[Some records]
>> begin
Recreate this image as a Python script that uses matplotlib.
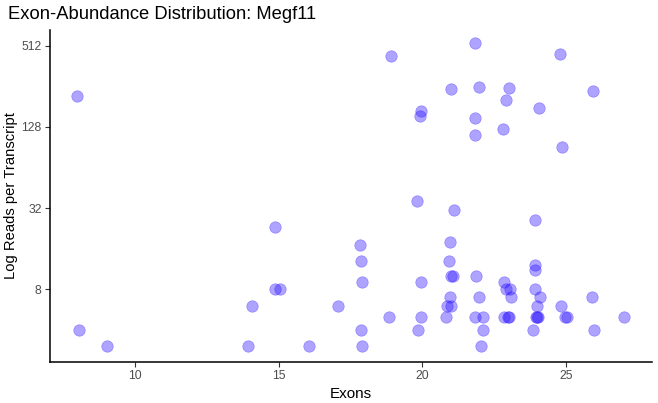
import matplotlib
matplotlib.use("Agg")
import matplotlib.pyplot as plt

plt.rcParams['font.family'] = ['Liberation Sans', 'DejaVu Sans']

# exon count per transcript (slight horizontal jitter as in the original)
exons = [7.99, 8.05, 9.03, 14.89, 14.87, 15.05, 14.07, 13.95, 16.07,
         18.91, 21.84, 24.81, 21.01, 21.99, 23.02, 25.96, 22.91, 19.95,
         19.91, 21.85, 24.06, 22.81, 21.85, 24.88, 19.83,
         21.09, 23.94, 17.84, 17.87, 17.90, 17.05, 18.85, 17.87, 17.90,
         19.95, 19.95, 19.86, 20.98, 20.94, 20.99, 21.08, 21.87, 20.98,
         20.86, 21.00, 20.84, 21.97, 21.82, 22.10, 22.10, 22.04,
         22.86, 22.90, 23.07, 23.08, 22.86, 22.97, 23.02,
         23.92, 23.92, 23.94, 24.10, 24.00, 23.97, 24.00, 24.03, 23.86,
         24.84, 24.97, 25.05, 25.92, 25.97, 27.01]

# reads per transcript
reads = [219, 4, 3, 23, 8, 8, 6, 3, 3,
         434, 534, 444, 247, 252, 250, 237, 203, 169,
         154, 149, 176, 124, 112, 91, 36,
         31, 26, 17, 13, 9, 6, 5, 4, 3,
         9, 5, 4, 18, 13, 10, 10, 10, 7,
         6, 6, 5, 7, 5, 5, 4, 3,
         9, 8, 8, 7, 5, 5, 5,
         12, 11, 8, 7, 6, 5, 5, 5, 4,
         6, 5, 5, 7, 4, 5]

y_ticks = [8, 32, 128, 512]
x_ticks = [10, 15, 20, 25]

fig = plt.figure(figsize=(6.58, 4.03), dpi=100)
ax = fig.add_axes([0.076, 0.1017, 0.915, 0.824])

ax.scatter(exons, reads, s=68, color='#2A10FF', alpha=0.38,
           edgecolors='#2A10FF', linewidths=0.5)

ax.set_yscale('log', base=2)
ax.set_xlim(7.04, 28.0)
ax.set_ylim(2 ** 1.2, 2 ** 9.395)
ax.set_yticks(y_ticks)
ax.set_yticklabels([str(t) for t in y_ticks])
ax.yaxis.set_minor_locator(matplotlib.ticker.NullLocator())
ax.set_xticks(x_ticks)

for side in ['top', 'right']:
    ax.spines[side].set_visible(False)
for side in ['left', 'bottom']:
    ax.spines[side].set_linewidth(1.1)
    ax.spines[side].set_color('black')

ax.tick_params(axis='both', length=3.5, width=0.8, color='#333333',
               labelsize=8.8, labelcolor='#4d4d4d', pad=2.5)

ax.set_xlabel("Exons", fontsize=11, labelpad=3)
ax.set_ylabel("Log Reads per Transcript", fontsize=10.6)
ax.yaxis.set_label_coords(-0.053, 0.5)
fig.text(0.012, 0.965, "Exon-Abundance Distribution: Megf11", fontsize=13.2,
         ha='left', va='center')

fig.savefig("out.png", dpi=100)
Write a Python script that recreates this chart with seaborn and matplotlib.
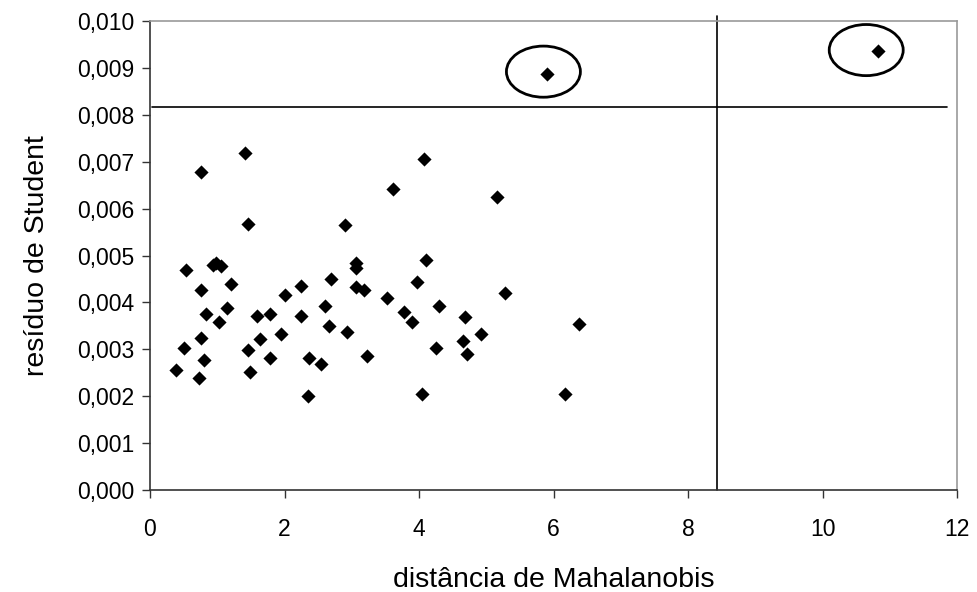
import matplotlib
matplotlib.use("Agg")
import matplotlib.pyplot as plt
from matplotlib.patches import Ellipse
import seaborn as sns
import pandas as pd

# ---- data ----
mahalanobis = [0.38, 0.50, 0.53, 0.73, 0.76, 0.76, 0.76, 0.80, 0.83, 0.94,
               0.98, 1.06, 1.03, 1.15, 1.21, 1.42, 1.45, 1.45, 1.48, 1.59,
               1.63, 1.78, 1.78, 1.95, 2.01, 2.24, 2.24, 2.35, 2.37, 2.54,
               2.60, 2.66, 2.69, 2.90, 2.93, 3.07, 3.07, 3.07, 3.18, 3.23,
               3.52, 3.61, 3.77, 3.89, 3.97, 4.08, 4.11, 4.05, 4.29, 4.26,
               4.68, 4.65, 4.71, 4.92, 5.16, 5.28, 6.17, 6.38, 5.91, 10.82]
residuo = [0.00256, 0.00303, 0.00470, 0.00239, 0.00679, 0.00426, 0.00325, 0.00278, 0.00376, 0.00479,
           0.00484, 0.00478, 0.00358, 0.00388, 0.00439, 0.00718, 0.00567, 0.00299, 0.00252, 0.00371,
           0.00321, 0.00376, 0.00281, 0.00333, 0.00415, 0.00435, 0.00371, 0.00201, 0.00282, 0.00269,
           0.00393, 0.00350, 0.00449, 0.00564, 0.00337, 0.00484, 0.00473, 0.00433, 0.00427, 0.00286,
           0.00410, 0.00641, 0.00380, 0.00358, 0.00444, 0.00705, 0.00491, 0.00205, 0.00393, 0.00303,
           0.00368, 0.00317, 0.00291, 0.00333, 0.00624, 0.00419, 0.00205, 0.00355, 0.00888, 0.00936]

# reference lines and circled outliers
h_line_y = 0.00817
v_line_x = 8.43
circle_x = [5.85, 10.65]
circle_y = [0.00892, 0.00938]

x_ticks = [0, 2, 4, 6, 8, 10, 12]
y_ticks = [0.000, 0.001, 0.002, 0.003, 0.004, 0.005, 0.006, 0.007, 0.008, 0.009, 0.010]
y_tick_labels = ["0,000", "0,001", "0,002", "0,003", "0,004", "0,005",
                 "0,006", "0,007", "0,008", "0,009", "0,010"]

df = pd.DataFrame({"x": mahalanobis, "y": residuo})

sns.set_theme(style="white")
plt.rcParams["font.family"] = ["Liberation Sans", "DejaVu Sans"]

fig = plt.figure(figsize=(9.77, 5.92), dpi=100)
# plot area: x 150..957 px, y 21..490 px
ax = fig.add_axes([150 / 977, 1 - 490 / 592, 807 / 977, 469 / 592])

sns.scatterplot(data=df, x="x", y="y", marker="D", color="black",
                s=52, linewidth=0, ax=ax, zorder=3)

# reference lines
ax.plot([0.03, 11.85], [h_line_y, h_line_y], color="black", lw=1.2, zorder=2)
ax.plot([v_line_x, v_line_x], [0, 0.0101], color="black", lw=1.2,
        zorder=2, clip_on=False)

# circles around outliers
for cx, cy in zip(circle_x, circle_y):
    ax.add_patch(Ellipse((cx, cy), width=1.10, height=0.00109, fill=False,
                         edgecolor="black", lw=2.0, zorder=4))

ax.set_xlim(0, 12)
ax.set_ylim(0, 0.010)
ax.set_xticks(x_ticks)
ax.set_xticklabels([str(t) for t in x_ticks])
ax.set_yticks(y_ticks)
ax.set_yticklabels(y_tick_labels)

ax.tick_params(axis="both", which="major", labelsize=16.5, length=6,
               width=1.0, color="#333333", direction="out",
               bottom=True, left=True, labelcolor="black")
ax.tick_params(axis="x", pad=14)
ax.tick_params(axis="y", pad=5)

for side in ["left", "bottom"]:
    ax.spines[side].set_color("#333333")
    ax.spines[side].set_linewidth(1.2)
for side in ["top", "right"]:
    ax.spines[side].set_color("#999999")
    ax.spines[side].set_linewidth(1.2)

ax.set_xlabel("distância de Mahalanobis", fontsize=20.5, labelpad=19, color="black")
ax.set_ylabel("resíduo de Student", fontsize=20.5, labelpad=20, color="black")

fig.savefig("out.png", dpi=100)
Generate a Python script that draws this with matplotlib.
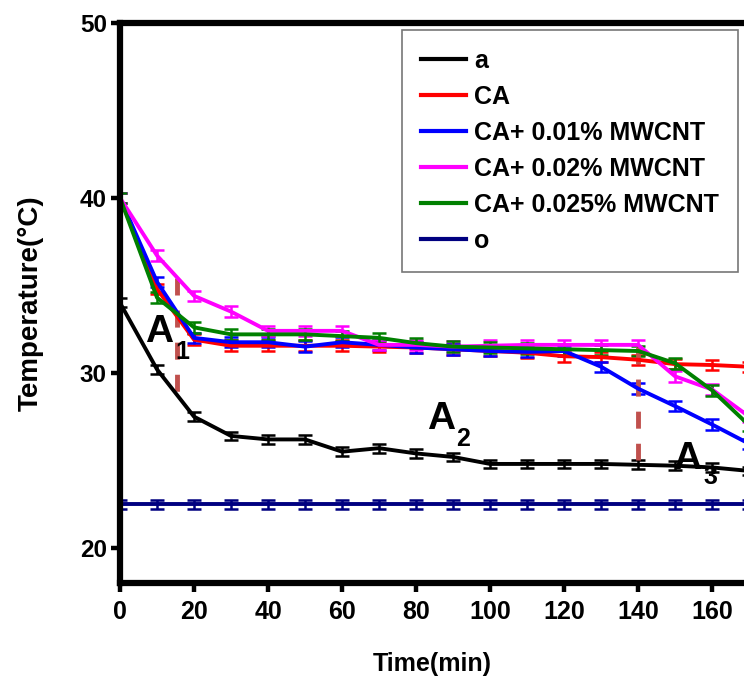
import matplotlib
matplotlib.use("Agg")
import matplotlib.pyplot as plt
from matplotlib.lines import Line2D
import numpy as np

plt.rcParams['font.family'] = ['Liberation Sans', 'DejaVu Sans']
plt.rcParams['font.weight'] = 'bold'

time = [0, 10, 20, 30, 40, 50, 60, 70, 80, 90, 100, 110, 120, 130, 140, 150, 160, 170]

temp_a = [34.0, 30.2, 27.5, 26.4, 26.2, 26.2, 25.5, 25.7, 25.4, 25.2, 24.8, 24.8,
          24.8, 24.8, 24.75, 24.7, 24.6, 24.4]
temp_ca = [40.0, 34.8, 31.9, 31.55, 31.55, 31.55, 31.55, 31.5, 31.45, 31.35, 31.25,
           31.15, 30.95, 30.9, 30.75, 30.5, 30.45, 30.35]
temp_001 = [40.0, 35.2, 32.0, 31.75, 31.75, 31.5, 31.75, 31.6, 31.45, 31.35, 31.25,
            31.2, 31.25, 30.35, 29.1, 28.1, 27.05, 25.95]
temp_002 = [40.0, 36.7, 34.4, 33.5, 32.4, 32.4, 32.4, 31.6, 31.6, 31.5, 31.55, 31.6,
            31.6, 31.6, 31.6, 29.8, 29.05, 27.5]
temp_0025 = [40.0, 34.3, 32.6, 32.2, 32.2, 32.2, 32.1, 32.0, 31.7, 31.5, 31.45, 31.4,
             31.35, 31.3, 31.25, 30.55, 29.0, 27.0]
temp_o = [22.5] * 18

series = [
    ('a', temp_a, 0.25, 'black'),
    ('CA', temp_ca, 0.3, '#ff0000'),
    ('CA+ 0.01% MWCNT', temp_001, 0.3, '#0000ff'),
    ('CA+ 0.02% MWCNT', temp_002, 0.3, '#ff00ff'),
    ('CA+ 0.025% MWCNT', temp_0025, 0.3, '#008000'),
    ('o', temp_o, 0.25, '#000080'),
]

fig = plt.figure(figsize=(7.44, 6.84), dpi=100)
ax = fig.add_axes([120 / 744, 1 - 583 / 684, 1 - 120 / 744, (583 - 22.7) / 684])

handles = []
for label, vals, err, col in series:
    ax.errorbar(time, vals, yerr=err, color=col, lw=2.8, capsize=5, capthick=1.8,
                elinewidth=1.8)
    handles.append(Line2D([], [], color=col, lw=3, label=label))

# phase separators
dash_col = '#c0504d'
ax.plot([15.5, 15.5], [35.4, 28.9], color=dash_col, lw=3.5, dashes=(3.5, 3.1))
ax.plot([140, 140], [31.5, 25.0], color=dash_col, lw=3.5, dashes=(3.5, 3.1))

ax.text(6.8, 31.75, 'A', fontsize=28, fontweight='bold')
ax.text(14.9, 30.8, '1', fontsize=18, fontweight='bold')
ax.text(83.0, 26.8, 'A', fontsize=28, fontweight='bold')
ax.text(90.8, 25.85, '2', fontsize=18, fontweight='bold')
ax.text(149.5, 24.5, 'A', fontsize=28, fontweight='bold')
ax.text(157.6, 23.67, '3', fontsize=18, fontweight='bold')

ax.set_xlim(0, 168.6)
ax.set_ylim(18, 50)
ax.set_xticks(np.arange(0, 161, 20))
ax.set_yticks([20, 30, 40, 50])

for s in ['left', 'bottom', 'top']:
    ax.spines[s].set_linewidth(4.5)
ax.spines['right'].set_visible(False)

ax.tick_params(axis='both', direction='out', length=6.5, width=3.2)
ax.tick_params(axis='x', labelsize=18, pad=6)
ax.tick_params(axis='y', labelsize=17.5, pad=3)
ax.tick_params(top=False, right=False)

ax.set_xlabel('Time(min)', fontsize=18, fontweight='bold', labelpad=20)
ax.set_ylabel('Temperature(°C)', fontsize=20, fontweight='bold', labelpad=26)

leg = ax.legend(handles=handles, loc='upper right',
                bbox_to_anchor=(738 / 744, 1 - 30 / 684),
                bbox_transform=fig.transFigure, borderaxespad=0, fontsize=18,
                frameon=True, fancybox=False, handlelength=1.8, handletextpad=0.35,
                labelspacing=0.48, borderpad=0.75)
leg.get_frame().set_edgecolor('#555555')
leg.get_frame().set_linewidth(1.2)

fig.savefig('out.png', dpi=100)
>> end
*Problem details*
Reproduce the lines above starting at the one with "Generate a Python" and ending at the one with "temp_o = [22.5] * 18", both included, exactly and with no pictures.

*Task answer*
Generate a Python script that draws this with matplotlib.
import matplotlib
matplotlib.use("Agg")
import matplotlib.pyplot as plt
from matplotlib.lines import Line2D
import numpy as np

plt.rcParams['font.family'] = ['Liberation Sans', 'DejaVu Sans']
plt.rcParams['font.weight'] = 'bold'

time = [0, 10, 20, 30, 40, 50, 60, 70, 80, 90, 100, 110, 120, 130, 140, 150, 160, 170]

temp_a = [34.0, 30.2, 27.5, 26.4, 26.2, 26.2, 25.5, 25.7, 25.4, 25.2, 24.8, 24.8,
          24.8, 24.8, 24.75, 24.7, 24.6, 24.4]
temp_ca = [40.0, 34.8, 31.9, 31.55, 31.55, 31.55, 31.55, 31.5, 31.45, 31.35, 31.25,
           31.15, 30.95, 30.9, 30.75, 30.5, 30.45, 30.35]
temp_001 = [40.0, 35.2, 32.0, 31.75, 31.75, 31.5, 31.75, 31.6, 31.45, 31.35, 31.25,
            31.2, 31.25, 30.35, 29.1, 28.1, 27.05, 25.95]
temp_002 = [40.0, 36.7, 34.4, 33.5, 32.4, 32.4, 32.4, 31.6, 31.6, 31.5, 31.55, 31.6,
            31.6, 31.6, 31.6, 29.8, 29.05, 27.5]
temp_0025 = [40.0, 34.3, 32.6, 32.2, 32.2, 32.2, 32.1, 32.0, 31.7, 31.5, 31.45, 31.4,
             31.35, 31.3, 31.25, 30.55, 29.0, 27.0]
temp_o = [22.5] * 18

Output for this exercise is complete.